Tre anni e una settimana dopo la strage di Port Said, l’Egitto piange un nuovo massacro allo stadio. Sono almeno 30, secondo Al Ahram, i tifosi dello Zamalek spirati all’esterno dello Stadio dell’Aviazione al Cairo. Una delle vittime sarebbe un ragazzino di 12 anni. Le immagini mostrano una distesa di corpi sul cemento, circondati dagli oggetti caduti nel fuggi fuggi. Era una delle prime partite di campionato aperte ai tifosi dal primo febbraio 2012, quando un assalto dei tifosi di Port Said alla curva dell’Al Ahly provocò 72 morti (in realtà 74, come il numero scelto da Salah alla Fiorentina pochi giorni fa, ndr), nell’inerzia della polizia. In questo caso gli autori del massacro sono gli stessi agenti, che hanno sparato gas lacrimogeni e pallini di metallo addosso ai tifosi imprigionati fra le recinzioni di metallo, scatenando il panico. In questo delirio, la partita è andata fino in fondo (1-1 con l’Enppi), e un solo uomo – Omar Gaber – si sarebbe rifiutato di giocare. A tarda sera la Federcalcio ha accolto la richiesta del governo di sospendere indefinitamente il torneo.
Se il massacro di Port Said era apertamente politico – un modo per punire gli ultrà, decisivi per il successo del fronte rivoluzionario negli scontri di piazza -, questa nuova strage lo è in maniera più velata. Il presidente dello Zamalek, Mortada Mansour, è un discusso affarista, legato al vecchio regime di Mubarak; ha subito dichiarato guerra ai White Knights, il gruppo ultrà dello Zamalek, definendoli «terroristi» e chiedendo che venissero sciolti d’imperio. A detta di Mansour, i Cavalieri Bianchi avrebbero provato ad assassinarlo a colpi di pistola e a sfigurarlo con l’acido – e in entrambi i casi l’avvocato ne sarebbe uscito miracolosamente illeso. Temendo una contestazione, ieri Mansour avrebbe distribuito la metà dei 10 mila biglietti fra tifosi fidati, evitando che la vendita aperta consentisse l’accesso a troppi ultrà. I quali si sono presentati comunque, incontrando la resistenza della polizia. Circostanza che non ha mosso a pietà Mansour: «Non capite nulla, i teppisti non possono entrare» ha scritto su Facebook.
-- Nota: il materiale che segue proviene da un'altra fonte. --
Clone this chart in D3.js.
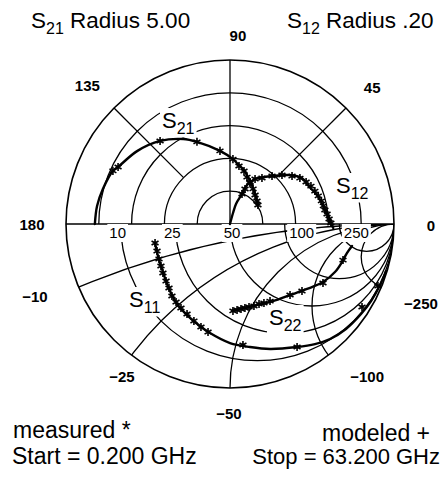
<!DOCTYPE html>
<html>
<head>
<meta charset="utf-8">
<script src="https://cdn.jsdelivr.net/npm/d3@7"></script>
<style>
  body { margin: 0; background: #fff; }
  svg { display: block; font-family: "Liberation Sans", Arial, Helvetica, sans-serif; }
</style>
</head>
<body>
<svg width="441" height="479"></svg>
<script>
// upper half: polar (S21 full scale 5.00, S12 full scale .20), [magnitude, angle deg]
const s21Rings = [1, 2, 3, 4, 5];
const spokes = [45, 90, 135];

const s21Model = [[4.12,180],[4.09,172.3],[4.02,164.6],[3.92,155.6],[3.83,153],[3.60,141.9],[3.31,130.1],
  [2.96,118.9],[2.70,111.9],[2.25,97.8],[1.98,87.4],[1.84,82.4],[1.72,76.7],[1.58,70.9],[1.45,65.1],
  [1.30,57.4],[1.19,50.2],[1.08,40.4],[1.03,34.2]];
const s21Meas = [[3.92,155.6],[3.83,153],[3.31,130.1],[2.70,111.9],[2.25,97.8],[1.98,87.4],[1.79,81.2],
  [1.67,75.2],[1.52,70.1],[1.39,64],[1.28,56.7],[1.17,49.2],[1.08,40.4],[1.03,34.2]];

const s12Model = [[0,80],[0.0139,74.7],[0.0255,73.3],[0.0394,68.2],[0.0519,66.4],[0.0628,60.9],[0.0707,54.1],
  [0.0778,48.8],[0.0935,39.7],[0.104,32.6],[0.107,24.8],[0.112,18.4],[0.115,12.3],[0.119,5.9],[0.123,0.6],[0.126,-2.2]];
const s12Meas = [[0.0394,68.2],[0.0465,66.8],[0.0567,64.5],[0.0628,60.9],[0.0683,55.2],[0.0778,48.8],[0.0871,43.3],
  [0.0956,37.7],[0.102,33.3],[0.106,28.9],[0.109,25.1],[0.111,21.2],[0.113,17.7],[0.115,14.2],[0.116,11],
  [0.117,8.4],[0.119,5.9],[0.121,2.9],[0.123,0.6]];

// lower half: Smith chart, Z0 = 50 ohm, [re, im] of reflection coefficient
const z0 = 50;
const resistances = [10, 25, 50, 100, 250];
const reactances = [-10, -25, -50, -100, -250];

const s11Model = [[0.951,-0.287],[0.915,-0.372],[0.860,-0.470],[0.799,-0.549],[0.707,-0.640],[0.610,-0.701],
  [0.518,-0.732],[0.409,-0.750],[0.244,-0.762],[0.122,-0.750],[0,-0.726],[-0.122,-0.665],[-0.207,-0.604],
  [-0.280,-0.537],[-0.323,-0.488],[-0.360,-0.421],[-0.390,-0.348],[-0.415,-0.274],[-0.439,-0.195],[-0.457,-0.116]];
const s11Meas = [[-0.457,-0.116],[-0.445,-0.165],[-0.433,-0.213],[-0.421,-0.256],[-0.409,-0.299],[-0.390,-0.348],
  [-0.372,-0.390],[-0.354,-0.439],[-0.329,-0.476],[-0.299,-0.512],[-0.262,-0.549],[-0.220,-0.591],[-0.177,-0.628],
  [-0.134,-0.659],[0.079,-0.738],[0.409,-0.750],[0.805,-0.506],[0.902,-0.378]];

const s22Model = [[0.744,-0.134],[0.713,-0.177],[0.683,-0.232],[0.640,-0.293],[0.567,-0.354],[0.470,-0.396],
  [0.366,-0.433],[0.262,-0.470],[0.140,-0.500],[0.061,-0.518],[0.012,-0.530]];
const s22Meas = [[0.018,-0.530],[0.043,-0.524],[0.067,-0.518],[0.091,-0.512],[0.116,-0.506],[0.146,-0.500],
  [0.177,-0.488],[0.207,-0.482],[0.244,-0.470],[0.366,-0.433],[0.439,-0.409],[0.567,-0.360],[0.689,-0.220]];

// tick labels round the rim: [text, angle deg, distance from centre px]
const rimLabels = [["0",-0.3,201],["45",43.8,197],["90",87.6,189],["135",135.8,199],["180",180,198],
  ["\u221210",-159.7,208],["\u221225",-125.3,187],["\u221250",-90.3,190],["\u2212100",-48,205],["\u2212250",-22.7,207]];
const resLabelShift = [-3, -3, 2, 17, 17];

const cx = 230, cy = 224, R = 164;
const svg = d3.select("svg");

const r21 = d3.scaleLinear().domain([0, 5]).range([0, R]);
const r12 = d3.scaleLinear().domain([0, 0.2]).range([0, R]);
const gx = d3.scaleLinear().domain([-1, 1]).range([cx - R, cx + R]);
const gy = d3.scaleLinear().domain([-1, 1]).range([cy + R, cy - R]);

const rad = a => a * Math.PI / 180;
const polar = scale => ([m, a]) => [cx + scale(m) * Math.cos(rad(a)), cy - scale(m) * Math.sin(rad(a))];
const smith = ([re, im]) => [gx(re), gy(im)];

const defs = svg.append("defs");
defs.append("clipPath").attr("id", "upper")
  .append("rect").attr("x", 0).attr("y", 0).attr("width", 441).attr("height", cy);
defs.append("clipPath").attr("id", "lower")
  .append("path").attr("d", `M${cx - R},${cy} A${R},${R} 0 0 0 ${cx + R},${cy} Z`);

// ---- grid
const grid = svg.append("g").attr("fill", "none").attr("stroke", "#000").attr("stroke-width", 1.3);

grid.append("g").attr("clip-path", "url(#upper)")
  .selectAll("circle").data(s21Rings.slice(0, -1)).join("circle")
  .attr("cx", cx).attr("cy", cy).attr("r", d => r21(d));

grid.selectAll("line.spoke").data(spokes).join("line").attr("class", "spoke")
  .attr("x1", d => polar(r21)([d === 90 ? 0 : 2, d])[0])
  .attr("y1", d => polar(r21)([d === 90 ? 0 : 2, d])[1])
  .attr("x2", d => polar(r21)([5, d])[0])
  .attr("y2", d => polar(r21)([5, d])[1]);

const low = grid.append("g").attr("clip-path", "url(#lower)");
low.selectAll("circle.res").data(resistances).join("circle").attr("class", "res")
  .attr("cx", d => { const r = d / z0; return gx(r / (1 + r)); })
  .attr("cy", cy)
  .attr("r", d => gx(1 / (1 + d / z0)) - gx(0));
low.selectAll("circle.react").data(reactances).join("circle").attr("class", "react")
  .attr("cx", gx(1))
  .attr("cy", d => gy(z0 / d))
  .attr("r", d => gx(Math.abs(z0 / d)) - gx(0));

grid.append("circle").attr("cx", cx).attr("cy", cy).attr("r", R).attr("stroke-width", 1.6);
grid.append("line").attr("x1", gx(-1)).attr("x2", gx(1)).attr("y1", cy).attr("y2", cy).attr("stroke-width", 1.5);

// ---- labels
const labels = svg.append("g").attr("fill", "#000");

function boxIt(textSel, pad) {
  const b = textSel.node().getBBox();
  labels.insert("rect", () => textSel.node())
    .attr("x", b.x - pad).attr("y", b.y - pad + 2)
    .attr("width", b.width + 2 * pad).attr("height", b.height + 2 * pad - 3)
    .attr("fill", "#fff");
}

function sName(x, y, sub, size, subSize) {
  const t = labels.append("text").attr("x", x).attr("y", y).attr("font-size", size);
  t.append("tspan").text("S");
  t.append("tspan").attr("font-size", subSize).attr("dy", size * 0.25).text(sub);
  return t;
}

rimLabels.forEach(([txt, a, d]) => {
  labels.append("text")
    .attr("x", cx + d * Math.cos(rad(a)))
    .attr("y", cy - d * Math.sin(rad(a)))
    .attr("text-anchor", "middle").attr("dominant-baseline", "central")
    .attr("font-size", 15).attr("font-weight", "bold")
    .text(txt);
});

resistances.forEach((d, i) => {
  const r = d / z0;
  const t = labels.append("text")
    .attr("x", gx((r - 1) / (r + 1)) + resLabelShift[i]).attr("y", cy + 14)
    .attr("text-anchor", "middle").attr("font-size", 15)
    .text(d);
  boxIt(t, 2);
});

boxIt(sName(162, 128, "21", 22, 16), 2);
boxIt(sName(336, 193, "12", 22, 16), 2);
boxIt(sName(129, 307, "11", 22, 16), 2);
boxIt(sName(269, 325, "22", 22, 16), 2);

const t1 = sName(31, 28, "21", 22.5, 16);
t1.append("tspan").attr("dy", -22.5 * 0.25).text(" Radius 5.00");
const t2 = sName(287, 28, "12", 22.5, 16);
t2.append("tspan").attr("dy", -22.5 * 0.25).text(" Radius .20");

labels.append("text").attr("x", 13).attr("y", 438).attr("font-size", 23).text("measured  *");
labels.append("text").attr("x", 322).attr("y", 441).attr("font-size", 23).text("modeled +");
labels.append("text").attr("x", 12).attr("y", 464).attr("font-size", 23).text("Start = 0.200 GHz");
labels.append("text").attr("x", 440).attr("y", 464).attr("font-size", 22).attr("text-anchor", "end")
  .text("Stop = 63.200 GHz");

// ---- traces (modeled) and markers (measured)
const line = d3.line().curve(d3.curveCatmullRom.alpha(0.5));
const traces = svg.append("g").attr("fill", "none").attr("stroke", "#000")
  .attr("stroke-width", 2.4).attr("stroke-linejoin", "round").attr("stroke-linecap", "round");

traces.append("path").attr("d", line(s21Model.map(polar(r21))));
traces.append("path").attr("d", line(s12Model.map(polar(r12))));
traces.append("path").attr("d", line(s11Model.map(smith)));
traces.append("path").attr("d", line(s22Model.map(smith)));

const measured = [].concat(
  s21Meas.map(polar(r21)),
  s12Meas.map(polar(r12)),
  s11Meas.map(smith),
  s22Meas.map(smith)
);

const star = d3.symbol(d3.symbolAsterisk, 45);
svg.append("g").attr("fill", "none").attr("stroke", "#000").attr("stroke-width", 1.6)
  .selectAll("path").data(measured).join("path")
  .attr("transform", d => `translate(${d[0]},${d[1]})`)
  .attr("d", star);
</script>
</body>
</html>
Questa strage non sembra voluta come quella di Port Said. Piuttosto appare il frutto dei metodi repressivi del nuovo Egitto di Al Sisi, ricalcati dall’era Mubarak. Il massacro assume quindi rilevanza politica: denuncia lo stato della libertà di manifestare in un Paese in equilibrio precario, e tutto fuorché pacificato. Basti pensare ai 230 attivisti condannati all’ergastolo la scorsa settimana e ai continui attacchi nel Sinai. Se i tifosi tornassero sulle barricate, per il governo sarebbero guai seri. «Il Cairo finora sembra tranquilla – ci dice poco prima di mezzanotte uno storico attivista noto come Big Pharaoh -. Ci sono molte persone nelle case delle vittime, non sappiamo se la rabbia esploderà stanotte o fra qualche mese. Ma questa è nuova benzina sul fuoco. E prima o poi l’incendio divamperà» .
La strage di ieri al Cairo richiama alla memoria quella del 1° febbraio 2012 a Port Said, dove nello stadio dell’Al Masry morirono 72 ultrà dell’altra squadra della capitale egiziana, l’Al Ahly. In questa triste classifica, la peggiore (318 morti) si consumò a Lima per Perù-Argentina del 24 maggio 1964, seguita dai 127 deceduti ad Accra in Ghana per Heart of Oak-Ashante il 9 maggio 2001. Quindi, i 96 tifosi del Liverpool morti il 5 aprile 1989 a Hillsborough, lo stadio di Sheffield, in occasione della semifinale di FA Cup col Nottingham Forest. Ottantanove perirono a Città del Guatemala il 16 ottobre 1996 per Guatemala-Costa Rica, 71 al Monumental di Baires per River-Boca del 23 giugno 1968. Gravi anche le stragi al Luzhniki di Mosca nell’82 e a Ibrox, Glasgow, nel 1971(66 morti), all’Heysel di Bruxelles per la finale di coppa dei Campioni del 1985(39 tifosi juventini uccisi il 29 maggio).